New Technology Weeds Out Patients Who Don’t Need Heart Catheterizations
DURHAM, N.C. – Chest pain is a symptom of coronary artery disease, and patients are often sent to a cardiac catheterization lab either directly or after stress testing for an invasive procedure to detect blockages.
But cardiac catheterization can be avoided in many patients, according to new findings by a Duke Medicine-led research team. In 73 percent of cases in which conventional care was used, the Duke team found that invasive cardiac catheterization identified no significant blockages.
Another parallel group of similar patients with chest pain was instead channeled to first get a cardiac computed tomographic angiography (CTA) scan, followed in many cases by a new test that measures the extent to which coronary blockages are disrupting blood flow. This test is called fractional flow reserve analysis by CT, or FFRCT.
The Duke team found that the CTA and FFRCT group fared dramatically better, with only 12 percent of patients having to undergo a catheterization only to find no significant blockages. Using the FFRCT analysis, physicians were able to completely cancel a scheduled invasive procedure in more than 60 percent of patients.
“There is a powerful message here: If you are planning to undergo a cardiac catheterization, you should consider having a CTA scan with FFRCT first,” said Pamela Douglas, M.D., the Ursula Geller Professor at the Duke Clinical Research Institute. Douglas is principal investigator of the PLATFORM study presented Sept. 1 as a “Hot Topic” at the European Society of Cardiology annual scientific meeting in London.

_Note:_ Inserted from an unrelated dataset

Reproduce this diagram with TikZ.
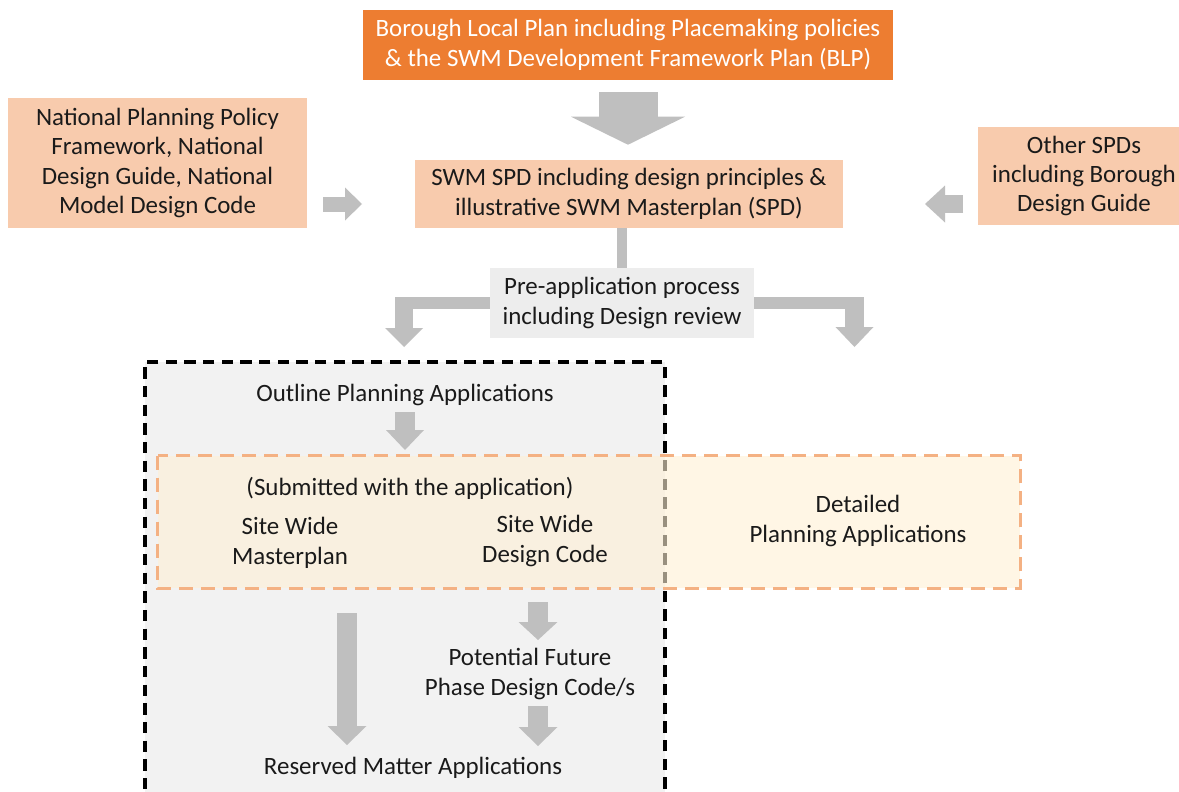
\documentclass[tikz,border=0pt]{standalone}
\usepackage{fontspec}
\setmainfont{Carlito}
\usetikzlibrary{arrows.meta,calc}
\definecolor{blporange}{HTML}{ED7D31}
\definecolor{peach}{HTML}{F8CBAD}
\definecolor{pregrey}{HTML}{EDEDED}
\definecolor{arrgrey}{HTML}{BFBFBF}
\definecolor{boxgrey}{HTML}{F2F2F2}
\definecolor{dashorange}{HTML}{F4B183}
\definecolor{cream}{HTML}{FFF0D4}
\definecolor{ink}{HTML}{1A1A1A}
\begin{document}
\begin{tikzpicture}[x=0.75pt,y=-0.75pt,
  txt/.style={font=\fontsize{18.7}{22}\selectfont, align=center, inner sep=0pt, text=ink},
  box/.style n args={2}{txt, rectangle, minimum width=#1, minimum height=#2},
  blk/.style n args={3}{draw=arrgrey, line width=#1, -{Triangle[width=#2,length=#3,line width=0pt]}},
  bar/.style={draw=arrgrey, line width=#1},
]
\useasboundingbox (0,0) rectangle (1179,792);
\fill[white] (0,0) rectangle (1179,792);

% containers
\node[draw=black, fill=boxgrey, line width=2.4pt, dash pattern=on 8.5pt off 5.5pt,
      rectangle, minimum width=390pt, minimum height=336pt, inner sep=0pt] (outlinebox) at (405,586) {};
\node[fill=cream, fill opacity=0.6, rectangle, minimum width=646.5pt, minimum height=99pt,
      inner sep=0pt] (submitbox) at (589,522) {};
\draw[dashorange, line width=1.9pt, dash pattern=on 10.5pt off 6pt]
  (submitbox.north west) rectangle (submitbox.south east);

% boxes
\node[box={397.5pt}{52.5pt}, fill=blporange, text=white] (blp) at (628,45)
  {Borough Local Plan including Placemaking policies\\\&{} the SWM Development Framework Plan (BLP)};
\node[box={321pt}{51pt}, fill=peach] (spd) at (629,194)
  {SWM SPD including design principles \&\\illustrative SWM Masterplan (SPD)};
\node[box={224.25pt}{97.5pt}, fill=peach] (nppf) at (157.5,163)
  {National Planning Policy\\Framework, National\\Design Guide, National\\Model Design Code};
\node[box={159pt}{73.5pt}, fill=peach] (other) at (1084,176)
  {Other SPDs\\including Borough\\Design Guide};
\node[box={198pt}{52.5pt}, fill=pregrey] (pre) at (622,303)
  {Pre-application process\\including Design review};

% texts
\node[txt] (outline) at (405,395) {Outline Planning Applications};
\node[txt] (submitted) at (410,488) {(Submitted with the application)};
\node[txt] (swm) at (290,543) {Site Wide\\Masterplan};
\node[txt] (swdc) at (545,541) {Site Wide\\Design Code};
\node[txt] (detailed) at (858,521) {Detailed\\Planning Applications};
\node[txt] (potential) at (530,674) {Potential Future\\Phase Design Code/s};
\node[txt] (reserved) at (413,768) {Reserved Matter Applications};

% connector coordinates
\coordinate (nA) at (323,204);   \coordinate (nB) at (362,204);
\coordinate (oA) at (963,204);   \coordinate (oB) at (925,204);
\coordinate (lA) at (395,303);   \coordinate (lT) at (404,297); \coordinate (lE) at (404,347);
\coordinate (rA) at (864,303);   \coordinate (rT) at (854.5,297); \coordinate (rE) at (854.5,347);
\coordinate (uA) at (405,412);   \coordinate (uB) at (405,450);
\coordinate (mA) at (347,613);   \coordinate (mB) at (347,745);
\coordinate (sA) at (538,602);   \coordinate (sB) at (538,640);
\coordinate (tA) at (538,706);   \coordinate (tB) at (538,746);

% connectors
\draw[blk={44.25pt}{85.5pt}{21pt}, shorten <=9pt, shorten >=11.25pt] (blp.south) -- (blp.south |- spd.north);
\draw[blk={11.25pt}{24.75pt}{12.75pt}] (nA) -- (nB);
\draw[blk={13.5pt}{27.75pt}{15pt}] (oA) -- (oB);
\draw[bar=7.5pt] (pre.north) -- (pre.north |- spd.south);
\draw[bar=9pt] (pre.west) -- (lA);
\draw[blk={13.5pt}{28.5pt}{14.25pt}] (lT) -- (lE);
\draw[bar=9pt] (pre.east) -- (rA);
\draw[blk={14.25pt}{28.5pt}{15pt}] (rT) -- (rE);
\draw[blk={15pt}{28.5pt}{15pt}] (uA) -- (uB);
\draw[blk={15pt}{29.25pt}{14.25pt}] (mA) -- (mB);
\draw[blk={15pt}{29.25pt}{13.5pt}] (sA) -- (sB);
\draw[blk={15pt}{29.25pt}{14.25pt}] (tA) -- (tB);
\end{tikzpicture}
\end{document}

“This is the kind of information physicians should seek and patients should be armed with to avoid a potentially unnecessary, invasive procedure,” Douglas said.
Douglas and colleagues from 11 centers enrolled 584 chest pain patients in an observational study. Of those, 287 had an immediate stress test or catheterization to determine whether a blocked artery caused their symptoms. The other 297 patients were sent first for a CTA scan and as needed, an FFRCT analysis, which uses supercomputers to model blood flow and helps determines whether a blockage is significant enough to require an invasive treatment.
While the FFRCT analysis reduced the number of patients who underwent an invasive cardiac catheterization and those who had a catheterization showing no significant blockages, it resulted in a similar rate of revascularization procedures, such as stenting and coronary artery bypass surgery.
Douglas said adding the FFRCT analysis provided further information about partially clogged arteries that helped guide appropriate treatment, ruling out catheterization for blockages that were not impeding heart performance while identifying those that were dangerous. She said the new technology reduced unnecessary diagnostic tests while still identifying those patients who would benefit from revascularization.
The research builds on previous work by Douglas and colleagues at DCRI examining current testing strategies to detect blocked arteries. Earlier this year, the team reported that patients fared equally well after first receiving either a CTA scan or the traditional stress test to evaluate their need for further treatment.
“We need more effective strategies to determine which patients with symptoms of coronary artery disease should go to the catheterization lab for invasive testing. Together, these studies provide supportive evidence that suggest we should use CTA more as a diagnostic strategy,” Douglas said. “This latest study suggests that adding the FFRCT analysis to a standard CTA is the preferable pathway to make this determination.”
The study was funded by HeartFlow, which markets the FFRCT analysis system.